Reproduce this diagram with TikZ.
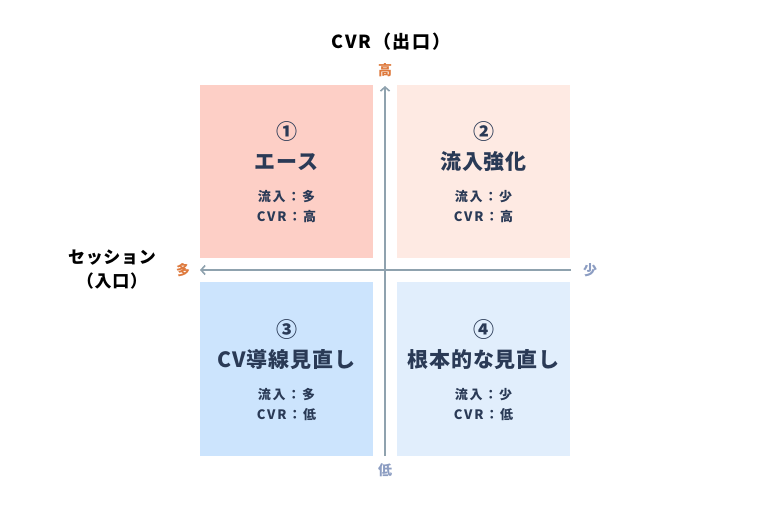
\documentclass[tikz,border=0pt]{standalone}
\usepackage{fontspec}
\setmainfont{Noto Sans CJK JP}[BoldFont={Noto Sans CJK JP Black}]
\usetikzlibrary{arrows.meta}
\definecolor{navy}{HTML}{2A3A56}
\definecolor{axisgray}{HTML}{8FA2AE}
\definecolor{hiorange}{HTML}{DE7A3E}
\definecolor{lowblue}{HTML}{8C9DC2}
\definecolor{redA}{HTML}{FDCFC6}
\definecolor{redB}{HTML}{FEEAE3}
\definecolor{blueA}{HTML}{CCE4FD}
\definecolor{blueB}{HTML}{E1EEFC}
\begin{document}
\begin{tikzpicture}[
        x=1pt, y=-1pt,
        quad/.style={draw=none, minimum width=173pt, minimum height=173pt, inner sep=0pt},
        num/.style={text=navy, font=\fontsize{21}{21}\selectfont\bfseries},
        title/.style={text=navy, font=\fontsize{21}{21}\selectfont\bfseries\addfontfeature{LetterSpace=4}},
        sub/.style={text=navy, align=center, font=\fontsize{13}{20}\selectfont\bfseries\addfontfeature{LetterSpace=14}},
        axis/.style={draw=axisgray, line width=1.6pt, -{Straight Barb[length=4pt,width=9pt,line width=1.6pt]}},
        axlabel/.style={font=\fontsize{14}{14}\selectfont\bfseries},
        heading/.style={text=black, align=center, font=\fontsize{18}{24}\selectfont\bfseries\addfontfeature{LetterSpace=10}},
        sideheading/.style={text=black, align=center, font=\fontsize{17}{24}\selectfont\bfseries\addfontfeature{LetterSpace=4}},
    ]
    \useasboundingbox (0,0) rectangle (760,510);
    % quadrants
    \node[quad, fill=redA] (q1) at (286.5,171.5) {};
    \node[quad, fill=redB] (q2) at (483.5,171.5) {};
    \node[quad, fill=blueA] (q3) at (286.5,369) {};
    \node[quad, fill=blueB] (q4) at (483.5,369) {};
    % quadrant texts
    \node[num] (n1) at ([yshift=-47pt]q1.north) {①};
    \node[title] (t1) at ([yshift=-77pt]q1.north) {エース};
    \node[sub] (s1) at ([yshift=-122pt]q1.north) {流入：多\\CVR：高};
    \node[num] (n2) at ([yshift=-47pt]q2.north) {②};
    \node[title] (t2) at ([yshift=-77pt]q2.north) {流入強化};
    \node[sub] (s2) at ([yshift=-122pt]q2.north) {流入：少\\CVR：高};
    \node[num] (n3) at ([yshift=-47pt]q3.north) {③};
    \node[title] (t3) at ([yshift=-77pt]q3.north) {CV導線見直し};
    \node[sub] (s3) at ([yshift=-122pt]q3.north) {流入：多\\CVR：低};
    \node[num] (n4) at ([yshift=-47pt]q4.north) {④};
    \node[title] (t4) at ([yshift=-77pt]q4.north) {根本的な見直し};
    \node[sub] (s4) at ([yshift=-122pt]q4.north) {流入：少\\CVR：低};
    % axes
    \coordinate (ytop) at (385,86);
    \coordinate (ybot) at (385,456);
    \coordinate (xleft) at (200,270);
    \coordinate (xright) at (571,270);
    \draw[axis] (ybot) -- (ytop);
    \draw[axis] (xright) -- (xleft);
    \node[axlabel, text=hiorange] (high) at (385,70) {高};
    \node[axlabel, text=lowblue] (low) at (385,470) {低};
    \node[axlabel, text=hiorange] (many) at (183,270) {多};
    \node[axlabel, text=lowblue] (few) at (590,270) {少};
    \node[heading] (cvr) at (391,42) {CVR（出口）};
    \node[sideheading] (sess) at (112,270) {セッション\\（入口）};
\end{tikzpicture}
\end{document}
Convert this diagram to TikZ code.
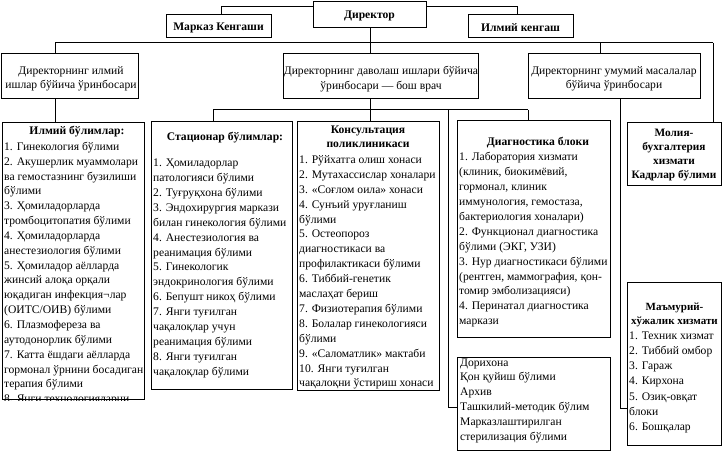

──────────────────────────────

SHORT EXERCISE:
Your copy should repeat each entry above exactly but contain no pictures.

RESPONSE:
Reproduce this diagram with TikZ.
\documentclass[tikz,border=0pt]{standalone}
\usepackage{fontspec}
\setmainfont{Noto Sans CJK JP}[BoldFont={Noto Sans CJK JP Black}]
\usetikzlibrary{arrows.meta}
\definecolor{navy}{HTML}{2A3A56}
\definecolor{axisgray}{HTML}{8FA2AE}
\definecolor{hiorange}{HTML}{DE7A3E}
\definecolor{lowblue}{HTML}{8C9DC2}
\definecolor{redA}{HTML}{FDCFC6}
\definecolor{redB}{HTML}{FEEAE3}
\definecolor{blueA}{HTML}{CCE4FD}
\definecolor{blueB}{HTML}{E1EEFC}
\begin{document}
\begin{tikzpicture}[
        x=1pt, y=-1pt,
        quad/.style={draw=none, minimum width=173pt, minimum height=173pt, inner sep=0pt},
        num/.style={text=navy, font=\fontsize{21}{21}\selectfont\bfseries},
        title/.style={text=navy, font=\fontsize{21}{21}\selectfont\bfseries\addfontfeature{LetterSpace=4}},
        sub/.style={text=navy, align=center, font=\fontsize{13}{20}\selectfont\bfseries\addfontfeature{LetterSpace=14}},
        axis/.style={draw=axisgray, line width=1.6pt, -{Straight Barb[length=4pt,width=9pt,line width=1.6pt]}},
        axlabel/.style={font=\fontsize{14}{14}\selectfont\bfseries},
        heading/.style={text=black, align=center, font=\fontsize{18}{24}\selectfont\bfseries\addfontfeature{LetterSpace=10}},
        sideheading/.style={text=black, align=center, font=\fontsize{17}{24}\selectfont\bfseries\addfontfeature{LetterSpace=4}},
    ]
    \useasboundingbox (0,0) rectangle (760,510);
    % quadrants
    \node[quad, fill=redA] (q1) at (286.5,171.5) {};
    \node[quad, fill=redB] (q2) at (483.5,171.5) {};
    \node[quad, fill=blueA] (q3) at (286.5,369) {};
    \node[quad, fill=blueB] (q4) at (483.5,369) {};
    % quadrant texts
    \node[num] (n1) at ([yshift=-47pt]q1.north) {①};
    \node[title] (t1) at ([yshift=-77pt]q1.north) {エース};
    \node[sub] (s1) at ([yshift=-122pt]q1.north) {流入：多\\CVR：高};
    \node[num] (n2) at ([yshift=-47pt]q2.north) {②};
    \node[title] (t2) at ([yshift=-77pt]q2.north) {流入強化};
    \node[sub] (s2) at ([yshift=-122pt]q2.north) {流入：少\\CVR：高};
    \node[num] (n3) at ([yshift=-47pt]q3.north) {③};
    \node[title] (t3) at ([yshift=-77pt]q3.north) {CV導線見直し};
    \node[sub] (s3) at ([yshift=-122pt]q3.north) {流入：多\\CVR：低};
    \node[num] (n4) at ([yshift=-47pt]q4.north) {④};
    \node[title] (t4) at ([yshift=-77pt]q4.north) {根本的な見直し};
    \node[sub] (s4) at ([yshift=-122pt]q4.north) {流入：少\\CVR：低};
    % axes
    \coordinate (ytop) at (385,86);
    \coordinate (ybot) at (385,456);
    \coordinate (xleft) at (200,270);
    \coordinate (xright) at (571,270);
    \draw[axis] (ybot) -- (ytop);
    \draw[axis] (xright) -- (xleft);
    \node[axlabel, text=hiorange] (high) at (385,70) {高};
    \node[axlabel, text=lowblue] (low) at (385,470) {低};
    \node[axlabel, text=hiorange] (many) at (183,270) {多};
    \node[axlabel, text=lowblue] (few) at (590,270) {少};
    \node[heading] (cvr) at (391,42) {CVR（出口）};
    \node[sideheading] (sess) at (112,270) {セッション\\（入口）};
\end{tikzpicture}
\end{document}
Convert this diagram to TikZ code.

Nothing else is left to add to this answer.